Charts and diagrams as code:
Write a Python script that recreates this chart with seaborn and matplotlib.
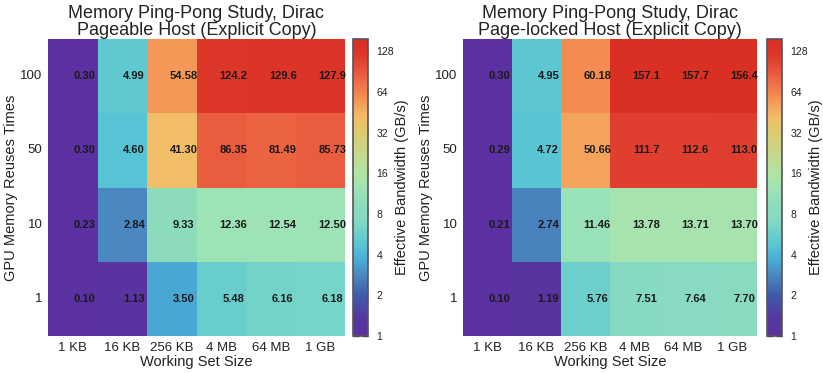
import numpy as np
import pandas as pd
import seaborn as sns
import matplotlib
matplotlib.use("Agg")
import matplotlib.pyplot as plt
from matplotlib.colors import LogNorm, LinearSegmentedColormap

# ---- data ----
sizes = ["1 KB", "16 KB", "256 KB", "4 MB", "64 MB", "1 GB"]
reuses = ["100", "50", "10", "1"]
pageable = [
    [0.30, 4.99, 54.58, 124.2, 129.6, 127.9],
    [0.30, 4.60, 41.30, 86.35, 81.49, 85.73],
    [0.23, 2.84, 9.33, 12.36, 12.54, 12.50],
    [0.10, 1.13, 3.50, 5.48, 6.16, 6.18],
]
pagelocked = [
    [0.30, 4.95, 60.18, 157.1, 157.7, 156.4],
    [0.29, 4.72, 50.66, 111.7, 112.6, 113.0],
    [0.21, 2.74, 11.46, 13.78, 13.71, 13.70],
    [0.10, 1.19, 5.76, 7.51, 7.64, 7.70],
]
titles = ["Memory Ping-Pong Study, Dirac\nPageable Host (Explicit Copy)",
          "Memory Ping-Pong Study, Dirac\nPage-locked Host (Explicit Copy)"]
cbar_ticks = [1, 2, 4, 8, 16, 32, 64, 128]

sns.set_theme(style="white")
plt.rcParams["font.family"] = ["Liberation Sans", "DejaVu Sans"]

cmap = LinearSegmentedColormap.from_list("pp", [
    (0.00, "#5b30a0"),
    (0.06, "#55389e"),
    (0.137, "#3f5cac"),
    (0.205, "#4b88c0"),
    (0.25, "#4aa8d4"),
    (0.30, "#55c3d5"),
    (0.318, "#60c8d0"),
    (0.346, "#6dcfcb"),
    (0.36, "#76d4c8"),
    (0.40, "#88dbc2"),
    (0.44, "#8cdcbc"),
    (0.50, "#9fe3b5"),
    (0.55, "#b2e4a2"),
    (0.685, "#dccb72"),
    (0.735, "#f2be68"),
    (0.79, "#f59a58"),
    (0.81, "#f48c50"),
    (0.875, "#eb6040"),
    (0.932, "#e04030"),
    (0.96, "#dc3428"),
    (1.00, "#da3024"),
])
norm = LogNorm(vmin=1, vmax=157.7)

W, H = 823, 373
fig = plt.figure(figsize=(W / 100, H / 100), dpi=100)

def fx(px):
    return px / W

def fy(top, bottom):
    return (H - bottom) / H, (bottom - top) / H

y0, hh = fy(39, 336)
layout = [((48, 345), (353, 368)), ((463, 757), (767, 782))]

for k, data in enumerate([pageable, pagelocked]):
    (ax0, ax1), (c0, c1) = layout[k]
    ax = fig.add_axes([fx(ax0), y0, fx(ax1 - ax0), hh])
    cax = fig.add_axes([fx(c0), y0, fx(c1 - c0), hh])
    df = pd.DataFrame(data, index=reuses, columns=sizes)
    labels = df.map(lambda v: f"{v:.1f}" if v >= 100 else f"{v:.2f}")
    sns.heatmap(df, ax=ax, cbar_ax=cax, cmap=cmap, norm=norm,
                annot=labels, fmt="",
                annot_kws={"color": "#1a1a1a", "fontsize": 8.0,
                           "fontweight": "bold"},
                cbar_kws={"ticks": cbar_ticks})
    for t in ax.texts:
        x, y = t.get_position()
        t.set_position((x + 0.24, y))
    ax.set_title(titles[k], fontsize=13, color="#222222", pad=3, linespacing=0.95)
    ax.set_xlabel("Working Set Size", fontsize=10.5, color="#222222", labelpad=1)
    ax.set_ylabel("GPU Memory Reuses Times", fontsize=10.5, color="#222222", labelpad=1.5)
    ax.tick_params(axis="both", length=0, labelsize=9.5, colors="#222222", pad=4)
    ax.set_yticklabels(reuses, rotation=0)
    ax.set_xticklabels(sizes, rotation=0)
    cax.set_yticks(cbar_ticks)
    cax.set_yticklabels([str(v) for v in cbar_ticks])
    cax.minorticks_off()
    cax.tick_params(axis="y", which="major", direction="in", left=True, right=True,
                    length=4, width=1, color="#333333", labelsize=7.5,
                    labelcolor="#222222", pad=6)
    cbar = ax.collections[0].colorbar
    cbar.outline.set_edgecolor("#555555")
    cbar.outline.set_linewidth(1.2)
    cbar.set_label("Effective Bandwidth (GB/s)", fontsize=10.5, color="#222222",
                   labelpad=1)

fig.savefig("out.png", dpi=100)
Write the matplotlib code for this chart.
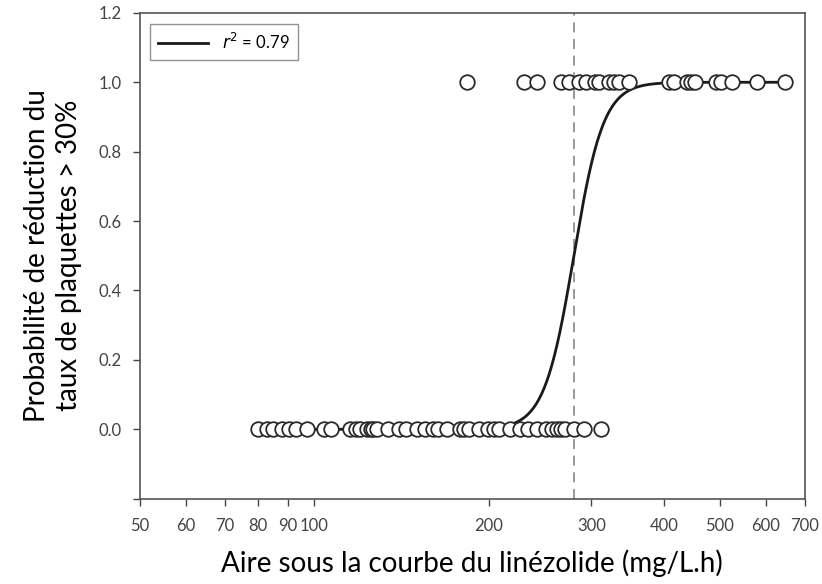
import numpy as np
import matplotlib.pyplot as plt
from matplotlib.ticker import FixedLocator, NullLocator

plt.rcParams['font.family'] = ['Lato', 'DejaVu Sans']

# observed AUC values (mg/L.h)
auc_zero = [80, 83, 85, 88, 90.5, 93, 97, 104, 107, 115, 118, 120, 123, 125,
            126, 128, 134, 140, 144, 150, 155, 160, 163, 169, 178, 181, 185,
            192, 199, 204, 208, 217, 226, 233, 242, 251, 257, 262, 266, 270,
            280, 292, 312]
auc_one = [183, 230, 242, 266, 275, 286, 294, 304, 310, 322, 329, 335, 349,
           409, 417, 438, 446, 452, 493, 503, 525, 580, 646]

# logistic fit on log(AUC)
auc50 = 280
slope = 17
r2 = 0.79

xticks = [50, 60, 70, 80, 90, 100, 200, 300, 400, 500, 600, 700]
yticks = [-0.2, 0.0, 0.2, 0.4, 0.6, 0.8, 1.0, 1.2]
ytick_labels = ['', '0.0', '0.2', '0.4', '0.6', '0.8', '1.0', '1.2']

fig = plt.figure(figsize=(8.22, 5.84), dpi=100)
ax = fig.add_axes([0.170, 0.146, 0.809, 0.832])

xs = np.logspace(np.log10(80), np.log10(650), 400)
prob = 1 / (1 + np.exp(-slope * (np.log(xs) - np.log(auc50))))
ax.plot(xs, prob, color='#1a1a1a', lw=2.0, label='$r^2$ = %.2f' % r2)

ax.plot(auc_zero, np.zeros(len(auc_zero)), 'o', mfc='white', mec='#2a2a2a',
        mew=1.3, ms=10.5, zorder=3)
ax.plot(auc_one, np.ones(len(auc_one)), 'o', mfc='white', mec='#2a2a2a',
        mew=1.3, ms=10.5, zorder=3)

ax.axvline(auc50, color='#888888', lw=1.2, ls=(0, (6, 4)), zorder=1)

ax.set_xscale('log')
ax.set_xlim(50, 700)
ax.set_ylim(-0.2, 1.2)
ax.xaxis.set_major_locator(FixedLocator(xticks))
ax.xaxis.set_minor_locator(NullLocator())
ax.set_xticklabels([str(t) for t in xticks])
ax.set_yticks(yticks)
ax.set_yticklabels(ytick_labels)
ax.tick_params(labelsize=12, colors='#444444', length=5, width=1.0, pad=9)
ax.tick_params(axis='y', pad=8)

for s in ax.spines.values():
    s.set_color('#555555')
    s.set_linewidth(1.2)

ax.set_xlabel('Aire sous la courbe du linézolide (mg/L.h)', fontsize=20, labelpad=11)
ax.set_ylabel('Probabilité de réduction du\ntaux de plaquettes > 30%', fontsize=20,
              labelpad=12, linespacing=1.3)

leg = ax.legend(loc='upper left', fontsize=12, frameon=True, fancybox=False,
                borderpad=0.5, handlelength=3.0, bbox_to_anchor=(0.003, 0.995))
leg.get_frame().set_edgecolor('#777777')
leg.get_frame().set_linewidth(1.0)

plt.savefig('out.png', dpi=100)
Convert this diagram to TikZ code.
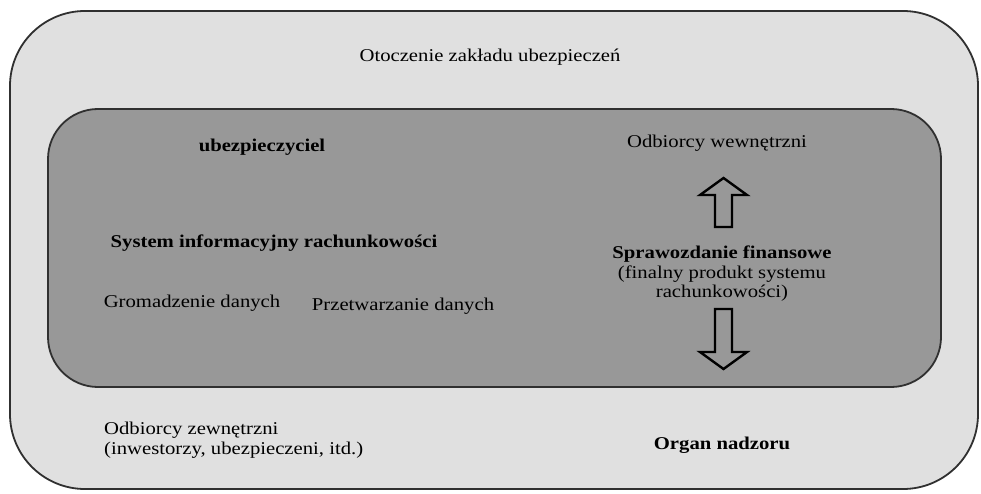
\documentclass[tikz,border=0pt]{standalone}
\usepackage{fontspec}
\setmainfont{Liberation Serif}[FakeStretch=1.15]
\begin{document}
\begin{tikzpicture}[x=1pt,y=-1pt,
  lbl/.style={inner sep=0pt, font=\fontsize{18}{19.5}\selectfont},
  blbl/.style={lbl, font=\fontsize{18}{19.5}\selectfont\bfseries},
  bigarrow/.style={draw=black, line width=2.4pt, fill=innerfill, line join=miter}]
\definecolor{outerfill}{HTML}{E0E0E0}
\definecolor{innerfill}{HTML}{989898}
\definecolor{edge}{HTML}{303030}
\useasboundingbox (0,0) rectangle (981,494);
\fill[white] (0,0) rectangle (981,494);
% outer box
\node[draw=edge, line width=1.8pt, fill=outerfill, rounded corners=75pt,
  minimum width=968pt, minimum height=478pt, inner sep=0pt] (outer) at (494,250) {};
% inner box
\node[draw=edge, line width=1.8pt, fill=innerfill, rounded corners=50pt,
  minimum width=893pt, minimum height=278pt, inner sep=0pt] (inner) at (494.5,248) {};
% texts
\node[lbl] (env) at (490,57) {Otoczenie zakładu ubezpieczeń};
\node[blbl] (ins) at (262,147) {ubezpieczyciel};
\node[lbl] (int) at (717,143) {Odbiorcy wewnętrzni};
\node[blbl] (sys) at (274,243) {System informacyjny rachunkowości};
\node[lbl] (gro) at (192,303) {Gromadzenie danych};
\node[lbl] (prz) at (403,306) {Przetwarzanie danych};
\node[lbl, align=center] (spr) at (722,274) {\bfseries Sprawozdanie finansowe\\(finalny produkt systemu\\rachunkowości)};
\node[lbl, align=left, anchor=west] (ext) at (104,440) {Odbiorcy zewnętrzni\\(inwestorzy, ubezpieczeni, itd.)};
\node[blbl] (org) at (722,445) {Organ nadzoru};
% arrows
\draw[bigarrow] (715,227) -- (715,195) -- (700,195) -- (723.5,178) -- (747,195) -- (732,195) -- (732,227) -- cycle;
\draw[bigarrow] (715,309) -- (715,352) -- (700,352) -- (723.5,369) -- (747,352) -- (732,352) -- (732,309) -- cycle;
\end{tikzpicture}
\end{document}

◆ Exercise requirements: Your task is to return the lines above, from the first one up to and including the line containing "from matplotlib.colors import", minus any pictures.

◆ Response below:
Write a Python script that recreates this chart with seaborn and matplotlib.
import numpy as np
import pandas as pd
import seaborn as sns
import matplotlib
matplotlib.use("Agg")
import matplotlib.pyplot as plt
from matplotlib.colors import LogNorm, LinearSegmentedColormap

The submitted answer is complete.